Stefano Folli su Repubblica del 2 gennaio, insiste sull’opportunità di salvare la “diarchia” (la convergenza tra le due presidenze, repubblica e governo), ma con l’attuale incedere del nostro Matteo, ci si avvicinerebbe piuttosto a una monarchia, (non il re ma un monopotere) in un’epoca in cui i partiti sono pressoché dissolti.

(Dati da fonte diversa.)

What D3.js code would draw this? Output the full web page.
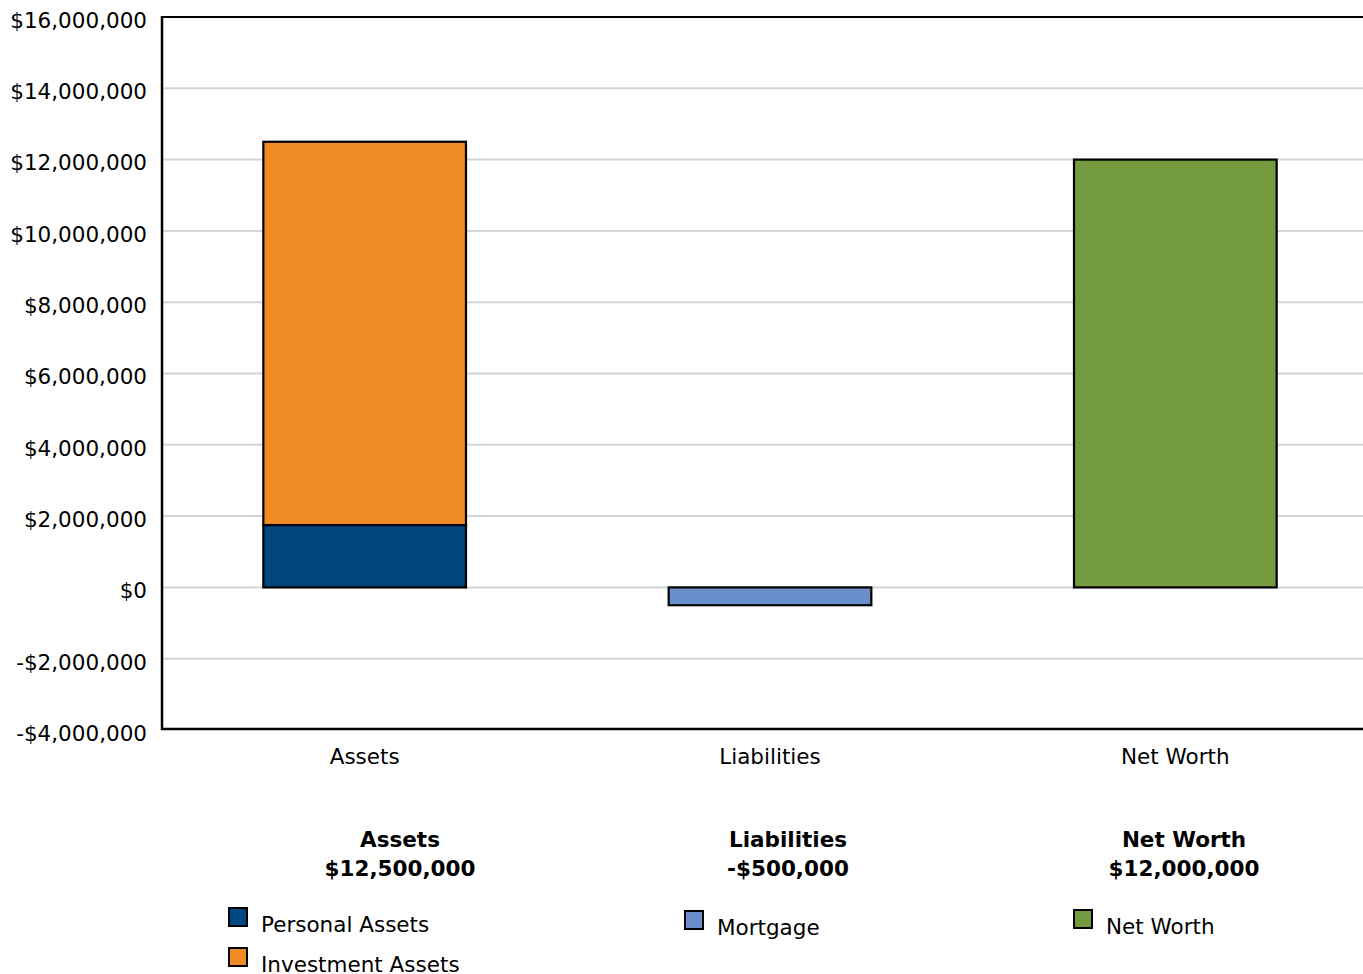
<!DOCTYPE html>
<html><head><meta charset="utf-8">
<script src="https://cdn.jsdelivr.net/npm/d3@7"></script>
<style>
body{margin:0;background:#fff;}
svg{display:block;font-family:Verdana,"DejaVu Sans",sans-serif;}
</style></head>
<body><svg id="chart" width="1363" height="974"></svg>
<script>
const categories = ["Assets", "Liabilities", "Net Worth"];
const seriesNames = ["Personal Assets", "Investment Assets", "Mortgage", "Net Worth"];
const seriesCategory = ["Assets", "Assets", "Liabilities", "Net Worth"];
const seriesValues = [1750000, 10750000, -500000, 12000000];
const seriesColors = ["#00467f", "#f08b23", "#6a8fcb", "#739a3e"];
const totals = [12500000, -500000, 12000000];
const yTicks = [-4000000, -2000000, 0, 2000000, 4000000, 6000000, 8000000, 10000000, 12000000, 14000000, 16000000];

const svg = d3.select("#chart");
const L = 162, T = 17, B = 730, R = 1378;
const FS = 21.5;
const x = d3.scaleBand().domain(categories).range([L, R]).paddingInner(0.5).paddingOuter(0.25);
const y = d3.scaleLinear().domain([-4000000, 16000000]).range([B, T]);
const fmt = v => (v < 0 ? "-$" : "$") + d3.format(",")(Math.abs(v));

// gridlines
svg.append("g").selectAll("line").data(yTicks.filter(t => t > -4000000 && t < 16000000)).join("line")
  .attr("x1", L).attr("x2", 1363).attr("y1", d => y(d)).attr("y2", d => y(d))
  .attr("stroke", "#d4d4d4").attr("stroke-width", 2);

// y axis labels
const yAxis = d3.axisLeft(y).tickValues(yTicks).tickFormat(fmt).tickSize(0).tickPadding(15);
const ga = svg.append("g").attr("transform", `translate(${L},0)`).call(yAxis);
ga.select(".domain").remove();
ga.selectAll("text").attr("font-size", FS).attr("fill", "#000").attr("dy", "0.48em")
  .attr("font-family", "Verdana, 'DejaVu Sans', sans-serif");

// bars (stacked per category)
const stackPos = {}, stackNeg = {};
const bars = seriesValues.map((v, i) => {
  const c = seriesCategory[i];
  let y0, y1;
  if (v >= 0) { y0 = stackPos[c] || 0; y1 = y0 + v; stackPos[c] = y1; }
  else { y0 = stackNeg[c] || 0; y1 = y0 + v; stackNeg[c] = y1; }
  return {c, y0, y1, color: seriesColors[i]};
});
svg.append("g").selectAll("rect").data(bars).join("rect")
  .attr("x", d => x(d.c)).attr("width", x.bandwidth())
  .attr("y", d => y(Math.max(d.y0, d.y1))).attr("height", d => Math.abs(y(d.y0) - y(d.y1)))
  .attr("fill", d => d.color).attr("stroke", "#000").attr("stroke-width", 2.2);

// frame
svg.append("line").attr("x1", L).attr("x2", 1363).attr("y1", T).attr("y2", T).attr("stroke", "#000").attr("stroke-width", 2);
svg.append("line").attr("x1", L).attr("x2", L).attr("y1", T - 1).attr("y2", B).attr("stroke", "#000").attr("stroke-width", 2.5);
svg.append("line").attr("x1", L - 1).attr("x2", 1363).attr("y1", B - 1).attr("y2", B - 1).attr("stroke", "#000").attr("stroke-width", 2.5);

// category labels
const xAxis = d3.axisBottom(x).tickSize(0).tickPadding(0);
const gx = svg.append("g").attr("transform", `translate(0,${B})`).call(xAxis);
gx.select(".domain").remove();
gx.selectAll("text").attr("font-size", FS).attr("fill", "#000").attr("dy", null).attr("y", 34)
  .attr("font-family", "Verdana, 'DejaVu Sans', sans-serif");

// summary
const sumX = [400, 788, 1184];
const sg = svg.append("g").attr("font-weight", "bold").attr("font-size", FS).attr("text-anchor", "middle");
categories.forEach((c, i) => {
  sg.append("text").attr("x", sumX[i]).attr("y", 847).text(c);
  sg.append("text").attr("x", sumX[i]).attr("y", 876).text(fmt(totals[i]));
});

// legend
const legPos = [[229, 908], [229, 948], [685, 911], [1074, 910]];
const lg = svg.append("g");
seriesNames.forEach((n, i) => {
  const [lx, ly] = legPos[i];
  lg.append("rect").attr("x", lx).attr("y", ly).attr("width", 18).attr("height", 18)
    .attr("fill", seriesColors[i]).attr("stroke", "#000").attr("stroke-width", 2);
  lg.append("text").attr("x", lx + 32).attr("y", ly + 24).attr("font-size", FS).text(n);
});
</script></body></html>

L’elezione del prossimo presidente della Repubblica si conferma più importante che nel nostro passato, anche perché Napoletano ha aperto in qualche modo la via al presidenzialismo. Eppure la stiamo affrontando con troppa leggerezza tanto da aprire la strada anche a un “tecnico” e,francamente, la “diarchia” di Renzi con un Presidente tecnico non incoraggia affatto. Il problema è serio, direi vitale, e sarebbe necessario aprire una discussione seria. Si tratta dell’avvenire del nostro paese. E, per questo, mi sento obbligato a fare un appello agli intellettuali (che ancora ci sono) e ai politici, alla stampa, perché si esca da questa fase di rassegnazione passiva, favorita dalla crisi economica dalla quale non si sta uscendo. La scelta e l’elezione del Presidente della Repubblica è decisiva per l’avvenire del nostro paese.
P.S.: Alcuni lettori sono stati un pò contrariati per i miei riferimenti a Mario Draghi in un precedente corsivo sul sito. Replico che non lo candidavo, ma, quando i tecnici sono venuti di moda, facevo il nome di un tecnico importante che, tra l’altro, è stato anche alla scuola di Federico Caffè.